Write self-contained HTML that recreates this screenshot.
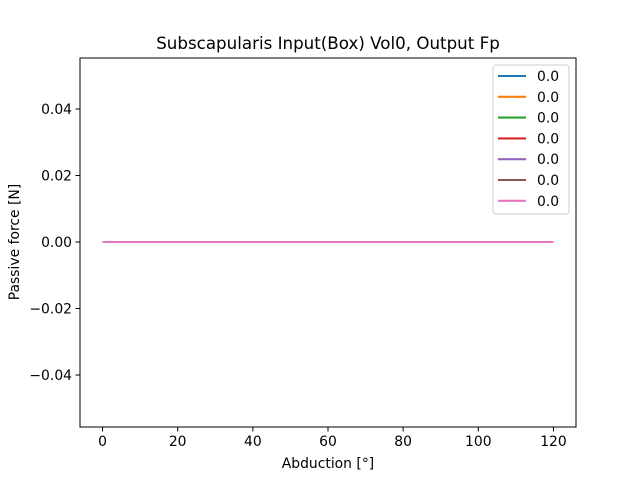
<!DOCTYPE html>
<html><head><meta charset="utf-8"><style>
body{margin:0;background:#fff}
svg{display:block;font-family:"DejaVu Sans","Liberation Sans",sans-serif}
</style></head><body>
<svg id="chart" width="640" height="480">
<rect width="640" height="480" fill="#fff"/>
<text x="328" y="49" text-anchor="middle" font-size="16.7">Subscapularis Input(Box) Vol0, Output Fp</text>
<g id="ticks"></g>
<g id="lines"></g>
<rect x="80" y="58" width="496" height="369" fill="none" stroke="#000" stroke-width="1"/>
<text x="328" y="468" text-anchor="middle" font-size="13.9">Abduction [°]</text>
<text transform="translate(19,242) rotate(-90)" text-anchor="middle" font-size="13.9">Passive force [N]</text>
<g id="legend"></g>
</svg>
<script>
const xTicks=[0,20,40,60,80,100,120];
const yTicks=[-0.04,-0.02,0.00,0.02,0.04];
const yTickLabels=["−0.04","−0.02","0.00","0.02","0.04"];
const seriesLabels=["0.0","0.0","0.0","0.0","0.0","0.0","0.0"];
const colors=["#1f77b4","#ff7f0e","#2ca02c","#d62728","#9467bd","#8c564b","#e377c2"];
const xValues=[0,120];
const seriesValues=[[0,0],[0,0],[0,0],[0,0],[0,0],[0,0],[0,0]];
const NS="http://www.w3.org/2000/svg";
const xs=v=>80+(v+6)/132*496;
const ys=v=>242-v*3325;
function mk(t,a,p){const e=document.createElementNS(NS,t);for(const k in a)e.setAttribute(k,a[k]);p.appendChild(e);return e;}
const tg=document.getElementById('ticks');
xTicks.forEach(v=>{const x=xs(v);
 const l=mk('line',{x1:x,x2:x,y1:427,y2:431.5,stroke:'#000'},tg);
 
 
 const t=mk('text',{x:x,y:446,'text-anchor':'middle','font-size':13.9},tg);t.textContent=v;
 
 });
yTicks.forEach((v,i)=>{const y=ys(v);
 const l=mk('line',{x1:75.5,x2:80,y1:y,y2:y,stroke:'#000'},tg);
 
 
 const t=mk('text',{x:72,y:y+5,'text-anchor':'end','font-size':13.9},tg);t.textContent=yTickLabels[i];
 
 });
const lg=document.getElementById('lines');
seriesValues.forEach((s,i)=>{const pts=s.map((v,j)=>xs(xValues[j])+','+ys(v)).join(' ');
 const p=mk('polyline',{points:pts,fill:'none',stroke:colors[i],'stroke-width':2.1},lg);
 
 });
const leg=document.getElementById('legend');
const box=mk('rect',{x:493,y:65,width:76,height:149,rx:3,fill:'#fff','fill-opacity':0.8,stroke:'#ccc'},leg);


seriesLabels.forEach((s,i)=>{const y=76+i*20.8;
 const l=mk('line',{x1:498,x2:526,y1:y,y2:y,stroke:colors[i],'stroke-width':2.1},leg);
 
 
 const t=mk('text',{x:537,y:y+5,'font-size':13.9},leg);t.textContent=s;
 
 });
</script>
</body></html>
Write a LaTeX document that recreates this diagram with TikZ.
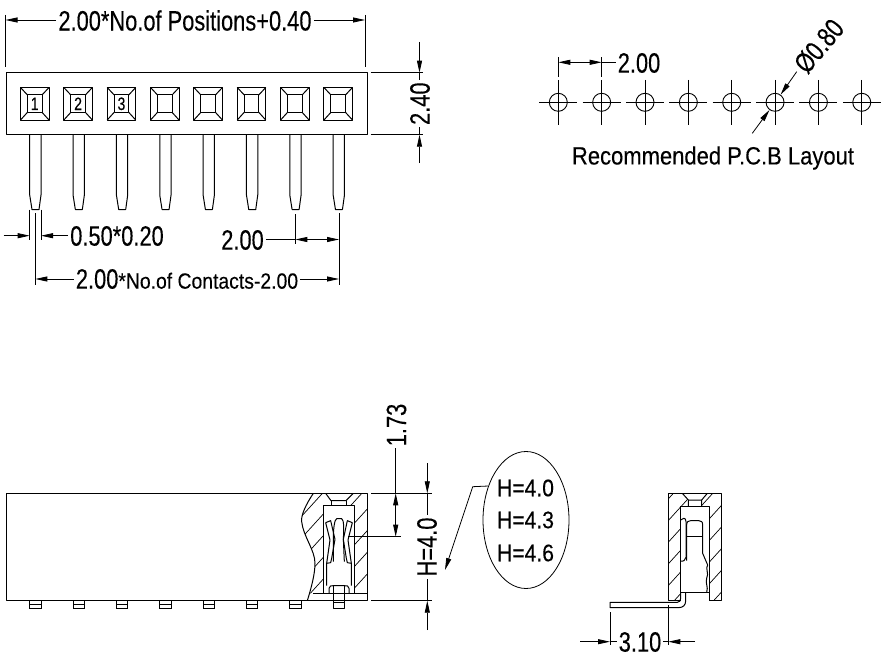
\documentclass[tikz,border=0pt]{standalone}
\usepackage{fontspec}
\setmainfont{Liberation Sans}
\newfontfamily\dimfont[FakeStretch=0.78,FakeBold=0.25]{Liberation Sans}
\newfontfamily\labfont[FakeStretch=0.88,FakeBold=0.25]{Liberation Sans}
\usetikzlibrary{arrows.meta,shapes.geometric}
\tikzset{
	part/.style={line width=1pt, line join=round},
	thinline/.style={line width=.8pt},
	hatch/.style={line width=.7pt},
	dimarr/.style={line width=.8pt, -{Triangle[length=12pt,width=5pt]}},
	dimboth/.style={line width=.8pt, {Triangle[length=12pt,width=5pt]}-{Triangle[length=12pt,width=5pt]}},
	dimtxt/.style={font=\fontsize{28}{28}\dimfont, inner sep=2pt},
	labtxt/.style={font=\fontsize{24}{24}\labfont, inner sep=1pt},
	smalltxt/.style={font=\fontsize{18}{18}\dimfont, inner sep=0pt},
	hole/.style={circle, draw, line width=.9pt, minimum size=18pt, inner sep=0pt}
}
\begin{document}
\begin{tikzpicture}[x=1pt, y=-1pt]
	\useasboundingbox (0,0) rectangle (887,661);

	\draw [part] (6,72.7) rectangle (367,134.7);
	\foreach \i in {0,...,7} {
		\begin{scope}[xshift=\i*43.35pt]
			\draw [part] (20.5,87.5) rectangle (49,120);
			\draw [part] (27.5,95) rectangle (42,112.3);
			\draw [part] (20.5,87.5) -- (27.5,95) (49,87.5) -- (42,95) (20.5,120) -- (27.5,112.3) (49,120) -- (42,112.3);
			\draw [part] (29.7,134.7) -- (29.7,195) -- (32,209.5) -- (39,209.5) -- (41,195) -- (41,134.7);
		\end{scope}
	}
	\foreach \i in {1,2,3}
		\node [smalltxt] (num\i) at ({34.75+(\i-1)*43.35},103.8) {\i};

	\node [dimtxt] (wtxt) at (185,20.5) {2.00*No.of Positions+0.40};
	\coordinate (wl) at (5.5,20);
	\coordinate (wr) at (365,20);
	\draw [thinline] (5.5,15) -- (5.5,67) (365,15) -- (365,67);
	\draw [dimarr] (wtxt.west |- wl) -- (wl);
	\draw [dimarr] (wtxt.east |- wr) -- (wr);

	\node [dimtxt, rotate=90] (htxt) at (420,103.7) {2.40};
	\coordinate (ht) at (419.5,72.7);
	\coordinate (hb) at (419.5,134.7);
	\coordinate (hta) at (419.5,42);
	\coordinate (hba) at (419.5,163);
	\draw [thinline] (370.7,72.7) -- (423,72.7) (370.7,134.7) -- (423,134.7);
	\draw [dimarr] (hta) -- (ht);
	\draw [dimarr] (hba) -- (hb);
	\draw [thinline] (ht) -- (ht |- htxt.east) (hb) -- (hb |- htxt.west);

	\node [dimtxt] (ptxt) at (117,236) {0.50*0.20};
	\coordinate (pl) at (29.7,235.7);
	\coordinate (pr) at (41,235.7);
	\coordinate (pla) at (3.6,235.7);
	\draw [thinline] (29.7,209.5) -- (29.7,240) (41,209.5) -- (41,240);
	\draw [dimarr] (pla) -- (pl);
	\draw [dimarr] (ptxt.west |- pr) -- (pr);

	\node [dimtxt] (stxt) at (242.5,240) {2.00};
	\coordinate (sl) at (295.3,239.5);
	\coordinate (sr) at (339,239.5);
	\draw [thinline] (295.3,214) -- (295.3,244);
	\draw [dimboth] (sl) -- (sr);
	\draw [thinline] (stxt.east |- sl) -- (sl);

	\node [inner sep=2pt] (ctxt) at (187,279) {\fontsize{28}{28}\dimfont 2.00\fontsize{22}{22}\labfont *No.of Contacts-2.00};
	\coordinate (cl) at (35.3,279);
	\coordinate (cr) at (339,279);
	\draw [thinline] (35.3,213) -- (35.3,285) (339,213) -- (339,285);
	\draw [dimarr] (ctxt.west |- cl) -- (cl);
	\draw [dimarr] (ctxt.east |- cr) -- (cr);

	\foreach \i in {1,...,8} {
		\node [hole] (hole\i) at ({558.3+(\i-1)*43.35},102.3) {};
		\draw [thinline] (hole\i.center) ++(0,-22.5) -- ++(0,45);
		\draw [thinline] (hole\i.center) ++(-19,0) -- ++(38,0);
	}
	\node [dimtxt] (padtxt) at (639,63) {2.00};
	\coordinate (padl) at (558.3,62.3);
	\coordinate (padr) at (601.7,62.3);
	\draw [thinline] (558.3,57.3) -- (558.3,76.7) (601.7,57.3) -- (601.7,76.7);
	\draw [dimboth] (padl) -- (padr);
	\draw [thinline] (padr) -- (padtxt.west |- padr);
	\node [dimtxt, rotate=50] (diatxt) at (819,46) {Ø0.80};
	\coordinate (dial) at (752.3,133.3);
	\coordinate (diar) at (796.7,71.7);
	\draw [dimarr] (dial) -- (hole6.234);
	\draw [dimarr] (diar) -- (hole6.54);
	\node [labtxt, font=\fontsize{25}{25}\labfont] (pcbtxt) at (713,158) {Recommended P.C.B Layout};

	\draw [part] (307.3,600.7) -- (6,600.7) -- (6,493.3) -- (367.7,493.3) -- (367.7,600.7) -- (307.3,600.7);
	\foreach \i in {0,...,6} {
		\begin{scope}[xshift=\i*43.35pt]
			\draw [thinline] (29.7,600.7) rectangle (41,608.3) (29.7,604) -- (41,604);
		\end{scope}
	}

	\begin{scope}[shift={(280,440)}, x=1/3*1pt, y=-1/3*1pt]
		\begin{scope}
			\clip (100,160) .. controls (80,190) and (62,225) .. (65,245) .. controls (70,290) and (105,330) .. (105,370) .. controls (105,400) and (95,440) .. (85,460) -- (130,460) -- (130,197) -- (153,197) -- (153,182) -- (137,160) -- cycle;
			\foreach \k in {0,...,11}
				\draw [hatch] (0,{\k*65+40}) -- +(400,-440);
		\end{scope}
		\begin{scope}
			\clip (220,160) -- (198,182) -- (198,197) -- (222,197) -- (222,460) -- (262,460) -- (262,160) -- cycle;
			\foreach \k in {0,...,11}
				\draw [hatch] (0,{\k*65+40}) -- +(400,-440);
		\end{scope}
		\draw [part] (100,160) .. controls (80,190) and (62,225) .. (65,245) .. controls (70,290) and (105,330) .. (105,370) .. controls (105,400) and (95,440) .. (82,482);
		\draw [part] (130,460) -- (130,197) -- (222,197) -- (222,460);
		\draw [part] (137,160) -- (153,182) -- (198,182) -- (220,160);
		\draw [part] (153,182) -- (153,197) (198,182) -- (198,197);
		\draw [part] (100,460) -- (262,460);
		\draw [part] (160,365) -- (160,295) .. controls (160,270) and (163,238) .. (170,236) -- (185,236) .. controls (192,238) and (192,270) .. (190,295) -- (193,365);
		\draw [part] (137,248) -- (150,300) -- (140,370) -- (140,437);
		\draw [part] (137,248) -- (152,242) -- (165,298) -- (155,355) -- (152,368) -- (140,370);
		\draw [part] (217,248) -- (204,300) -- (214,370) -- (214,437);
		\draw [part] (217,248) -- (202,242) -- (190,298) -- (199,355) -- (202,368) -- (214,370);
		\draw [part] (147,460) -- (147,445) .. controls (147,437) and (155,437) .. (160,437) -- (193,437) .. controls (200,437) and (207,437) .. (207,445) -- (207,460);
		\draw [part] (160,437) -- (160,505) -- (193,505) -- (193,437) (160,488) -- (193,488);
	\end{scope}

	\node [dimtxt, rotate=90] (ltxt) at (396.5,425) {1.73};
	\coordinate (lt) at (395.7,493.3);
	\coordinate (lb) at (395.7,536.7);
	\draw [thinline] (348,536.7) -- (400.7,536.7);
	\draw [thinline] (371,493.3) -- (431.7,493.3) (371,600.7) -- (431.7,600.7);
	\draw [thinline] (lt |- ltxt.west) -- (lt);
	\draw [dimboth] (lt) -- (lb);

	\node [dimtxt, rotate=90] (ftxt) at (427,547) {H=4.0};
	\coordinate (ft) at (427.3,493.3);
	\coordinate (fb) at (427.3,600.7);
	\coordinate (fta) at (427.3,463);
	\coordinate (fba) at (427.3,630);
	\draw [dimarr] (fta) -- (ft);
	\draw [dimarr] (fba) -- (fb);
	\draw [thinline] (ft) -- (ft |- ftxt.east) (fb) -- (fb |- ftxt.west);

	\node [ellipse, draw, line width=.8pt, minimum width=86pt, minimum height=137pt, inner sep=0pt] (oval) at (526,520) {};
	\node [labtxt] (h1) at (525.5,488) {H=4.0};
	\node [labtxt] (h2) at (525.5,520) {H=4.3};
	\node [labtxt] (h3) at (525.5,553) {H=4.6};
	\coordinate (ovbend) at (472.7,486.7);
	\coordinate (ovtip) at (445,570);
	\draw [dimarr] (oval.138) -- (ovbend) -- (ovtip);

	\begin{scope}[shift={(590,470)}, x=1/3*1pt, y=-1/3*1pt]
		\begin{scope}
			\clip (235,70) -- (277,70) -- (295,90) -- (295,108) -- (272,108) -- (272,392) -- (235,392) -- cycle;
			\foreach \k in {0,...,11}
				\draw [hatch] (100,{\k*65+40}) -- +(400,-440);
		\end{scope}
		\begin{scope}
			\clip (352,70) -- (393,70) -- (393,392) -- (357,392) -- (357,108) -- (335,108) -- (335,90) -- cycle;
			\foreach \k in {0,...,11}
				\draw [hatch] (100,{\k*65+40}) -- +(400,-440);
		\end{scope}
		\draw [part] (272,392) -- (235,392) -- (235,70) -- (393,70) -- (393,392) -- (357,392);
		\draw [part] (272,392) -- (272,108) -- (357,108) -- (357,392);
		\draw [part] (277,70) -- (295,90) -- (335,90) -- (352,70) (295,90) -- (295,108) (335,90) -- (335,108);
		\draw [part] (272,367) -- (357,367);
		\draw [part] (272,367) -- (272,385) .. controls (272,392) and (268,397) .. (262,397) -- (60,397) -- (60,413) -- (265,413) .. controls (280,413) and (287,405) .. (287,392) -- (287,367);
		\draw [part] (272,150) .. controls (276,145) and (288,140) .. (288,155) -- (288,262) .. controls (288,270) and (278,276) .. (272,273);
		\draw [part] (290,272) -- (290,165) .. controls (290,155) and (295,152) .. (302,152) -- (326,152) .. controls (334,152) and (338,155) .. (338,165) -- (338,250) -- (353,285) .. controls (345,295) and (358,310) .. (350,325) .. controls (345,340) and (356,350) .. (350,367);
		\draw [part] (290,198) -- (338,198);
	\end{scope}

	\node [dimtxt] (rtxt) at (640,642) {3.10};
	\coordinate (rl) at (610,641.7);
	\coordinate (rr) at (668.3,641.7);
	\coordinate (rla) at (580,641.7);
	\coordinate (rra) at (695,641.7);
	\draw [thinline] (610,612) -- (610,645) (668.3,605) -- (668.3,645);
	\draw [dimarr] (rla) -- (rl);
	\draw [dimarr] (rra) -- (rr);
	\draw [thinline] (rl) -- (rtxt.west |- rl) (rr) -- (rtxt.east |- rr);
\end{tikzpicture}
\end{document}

········

*EXERCISE PROMPT*
Gather each line that holds "recreates".

*COMPLETE OUTPUT*
Write self-contained HTML that recreates this screenshot.
Write a LaTeX document that recreates this diagram with TikZ.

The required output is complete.